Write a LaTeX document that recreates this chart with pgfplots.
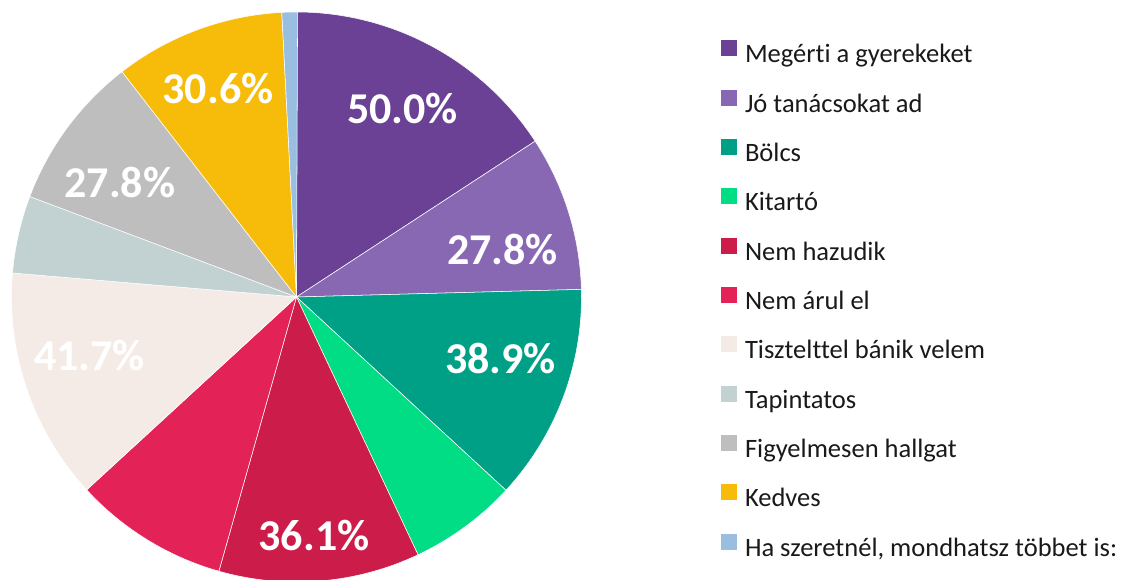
\documentclass[border=0pt]{standalone}
\usepackage{pgfplots}
\usepackage{pgfplotstable}
\pgfplotsset{compat=1.18}
\usepackage{fontspec}
\setmainfont{Carlito}[Ligatures=NoCommon]

\definecolor{cMeg}{HTML}{6A4195}
\definecolor{cJo}{HTML}{8868B3}
\definecolor{cBol}{HTML}{00A086}
\definecolor{cKit}{HTML}{00DD84}
\definecolor{cHaz}{HTML}{CC1C4A}
\definecolor{cAru}{HTML}{E32358}
\definecolor{cTis}{HTML}{F5EBE6}
\definecolor{cTap}{HTML}{C2D1D1}
\definecolor{cFig}{HTML}{BEBEBE}
\definecolor{cKed}{HTML}{F7BC09}
\definecolor{cHa}{HTML}{9ABEE0}

% share of respondents (%), slice colour, label shown, label base position (px)
\pgfplotstableread[col sep=semicolon]{
val;col;show;lx;ly
50.0;cMeg;1;402.5;123.5
27.8;cJo;1;502.5;265
38.9;cBol;1;500.5;373.5
19.4;cKit;0;0;0
36.1;cHaz;1;314;551
27.8;cAru;0;0;0
41.7;cTis;1;89.5;370.5
13.9;cTap;0;0;0
27.8;cFig;1;120;198
30.6;cKed;1;218;103.5
2.8;cHa;0;0;0
}\piedata

\newcommand\legfont{\fontsize{19.9}{22}\selectfont}
\newcommand\labfont{\fontsize{33}{36}\selectfont\bfseries}

\begin{document}
\begin{tikzpicture}
\useasboundingbox (0,0) rectangle (852pt,435pt);
\begin{axis}[
    at={(0,0)}, anchor=south west,
    width=852pt, height=435pt, scale only axis,
    xmin=0, xmax=1136, ymin=0, ymax=580,
    y dir=reverse,
    hide axis, clip=true,
    legend image code/.code={\fill[#1,draw=none] (0pt,0pt) rectangle (12pt,12pt);},
    legend cell align=left,
    legend style={
        at={(axis cs:721,40.3)}, anchor=north west,
        draw=none, fill=none, inner sep=0pt, outer sep=0pt,
        row sep=16pt, font=\legfont, text=black!90,
        nodes={inner sep=0pt, text height=14pt, text depth=4pt},
        /tikz/every odd column/.append style={column sep=6pt},
    },
]
\pgfmathsetmacro\total{316.6}
\def\acc{0}
\pgfplotsforeachungrouped \i in {0,...,10}{%
    \pgfplotstablegetelem{\i}{val}\of\piedata\let\v\pgfplotsretval
    \pgfplotstablegetelem{\i}{col}\of\piedata\let\c\pgfplotsretval
    \pgfmathsetmacro\tA{90-\acc/\total*360}
    \pgfmathsetmacro\acc{\acc+\v}
    \pgfmathsetmacro\tB{90-\acc/\total*360}
    \edef\cmd{\noexpand\fill[fill=\c,draw=white,line width=0.4pt]
        (axis cs:296.5,297) -- ++(\tA:213.75pt)
        arc[start angle=\tA,end angle=\tB,radius=213.75pt] -- cycle;}%
    \cmd
}
\pgfplotsforeachungrouped \i in {0,...,10}{%
    \pgfplotstablegetelem{\i}{val}\of\piedata\let\v\pgfplotsretval
    \pgfplotstablegetelem{\i}{show}\of\piedata\let\s\pgfplotsretval
    \pgfplotstablegetelem{\i}{lx}\of\piedata\let\lx\pgfplotsretval
    \pgfplotstablegetelem{\i}{ly}\of\piedata\let\ly\pgfplotsretval
    \ifnum\s=1
        \edef\cmd{\noexpand\node[anchor=base,text=white,inner sep=0pt,
            font=\noexpand\labfont] at (axis cs:\lx,\ly) {\v\noexpand\%};}%
        \cmd
    \fi
}
\addlegendimage{fill=cMeg}
\addlegendimage{fill=cJo}
\addlegendimage{fill=cBol}
\addlegendimage{fill=cKit}
\addlegendimage{fill=cHaz}
\addlegendimage{fill=cAru}
\addlegendimage{fill=cTis}
\addlegendimage{fill=cTap}
\addlegendimage{fill=cFig}
\addlegendimage{fill=cKed}
\addlegendimage{fill=cHa}
\legend{Megérti a gyerekeket, Jó tanácsokat ad, Bölcs, Kitartó, Nem hazudik,
    Nem árul el, Tisztelttel bánik velem, Tapintatos, Figyelmesen hallgat,
    Kedves, {Ha szeretnél, mondhatsz többet is:}}
\end{axis}
\end{tikzpicture}
\end{document}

○ ○ ○ ○ ○ ○ ○

§ **GIVEN TASK**: Repeat the lines above exactly, and keep every picture out.

§ **SOLUTION TO THIS TASK**:
Write a LaTeX document that recreates this chart with pgfplots.
\documentclass[border=0pt]{standalone}
\usepackage{pgfplots}
\usepackage{pgfplotstable}
\pgfplotsset{compat=1.18}
\usepackage{fontspec}
\setmainfont{Carlito}[Ligatures=NoCommon]

\definecolor{cMeg}{HTML}{6A4195}
\definecolor{cJo}{HTML}{8868B3}
\definecolor{cBol}{HTML}{00A086}
\definecolor{cKit}{HTML}{00DD84}
\definecolor{cHaz}{HTML}{CC1C4A}
\definecolor{cAru}{HTML}{E32358}
\definecolor{cTis}{HTML}{F5EBE6}
\definecolor{cTap}{HTML}{C2D1D1}
\definecolor{cFig}{HTML}{BEBEBE}
\definecolor{cKed}{HTML}{F7BC09}
\definecolor{cHa}{HTML}{9ABEE0}

% share of respondents (%), slice colour, label shown, label base position (px)
\pgfplotstableread[col sep=semicolon]{
val;col;show;lx;ly
50.0;cMeg;1;402.5;123.5
27.8;cJo;1;502.5;265
38.9;cBol;1;500.5;373.5
19.4;cKit;0;0;0
36.1;cHaz;1;314;551
27.8;cAru;0;0;0
41.7;cTis;1;89.5;370.5
13.9;cTap;0;0;0
27.8;cFig;1;120;198
30.6;cKed;1;218;103.5
2.8;cHa;0;0;0
}\piedata

\newcommand\legfont{\fontsize{19.9}{22}\selectfont}
\newcommand\labfont{\fontsize{33}{36}\selectfont\bfseries}

\begin{document}
\begin{tikzpicture}
\useasboundingbox (0,0) rectangle (852pt,435pt);
\begin{axis}[
    at={(0,0)}, anchor=south west,
    width=852pt, height=435pt, scale only axis,
    xmin=0, xmax=1136, ymin=0, ymax=580,
    y dir=reverse,
    hide axis, clip=true,
    legend image code/.code={\fill[#1,draw=none] (0pt,0pt) rectangle (12pt,12pt);},
    legend cell align=left,
    legend style={
        at={(axis cs:721,40.3)}, anchor=north west,
        draw=none, fill=none, inner sep=0pt, outer sep=0pt,
        row sep=16pt, font=\legfont, text=black!90,
        nodes={inner sep=0pt, text height=14pt, text depth=4pt},
        /tikz/every odd column/.append style={column sep=6pt},
    },
]
\pgfmathsetmacro\total{316.6}
\def\acc{0}
\pgfplotsforeachungrouped \i in {0,...,10}{%
    \pgfplotstablegetelem{\i}{val}\of\piedata\let\v\pgfplotsretval
    \pgfplotstablegetelem{\i}{col}\of\piedata\let\c\pgfplotsretval
    \pgfmathsetmacro\tA{90-\acc/\total*360}
    \pgfmathsetmacro\acc{\acc+\v}
    \pgfmathsetmacro\tB{90-\acc/\total*360}
    \edef\cmd{\noexpand\fill[fill=\c,draw=white,line width=0.4pt]
        (axis cs:296.5,297) -- ++(\tA:213.75pt)
        arc[start angle=\tA,end angle=\tB,radius=213.75pt] -- cycle;}%
    \cmd
}
\pgfplotsforeachungrouped \i in {0,...,10}{%
    \pgfplotstablegetelem{\i}{val}\of\piedata\let\v\pgfplotsretval
    \pgfplotstablegetelem{\i}{show}\of\piedata\let\s\pgfplotsretval
    \pgfplotstablegetelem{\i}{lx}\of\piedata\let\lx\pgfplotsretval
    \pgfplotstablegetelem{\i}{ly}\of\piedata\let\ly\pgfplotsretval
    \ifnum\s=1
        \edef\cmd{\noexpand\node[anchor=base,text=white,inner sep=0pt,
            font=\noexpand\labfont] at (axis cs:\lx,\ly) {\v\noexpand\%};}%
        \cmd
    \fi
}
\addlegendimage{fill=cMeg}
\addlegendimage{fill=cJo}
\addlegendimage{fill=cBol}
\addlegendimage{fill=cKit}
\addlegendimage{fill=cHaz}
\addlegendimage{fill=cAru}
\addlegendimage{fill=cTis}
\addlegendimage{fill=cTap}
\addlegendimage{fill=cFig}
\addlegendimage{fill=cKed}
\addlegendimage{fill=cHa}
\legend{Megérti a gyerekeket, Jó tanácsokat ad, Bölcs, Kitartó, Nem hazudik,
    Nem árul el, Tisztelttel bánik velem, Tapintatos, Figyelmesen hallgat,
    Kedves, {Ha szeretnél, mondhatsz többet is:}}
\end{axis}
\end{tikzpicture}
\end{document}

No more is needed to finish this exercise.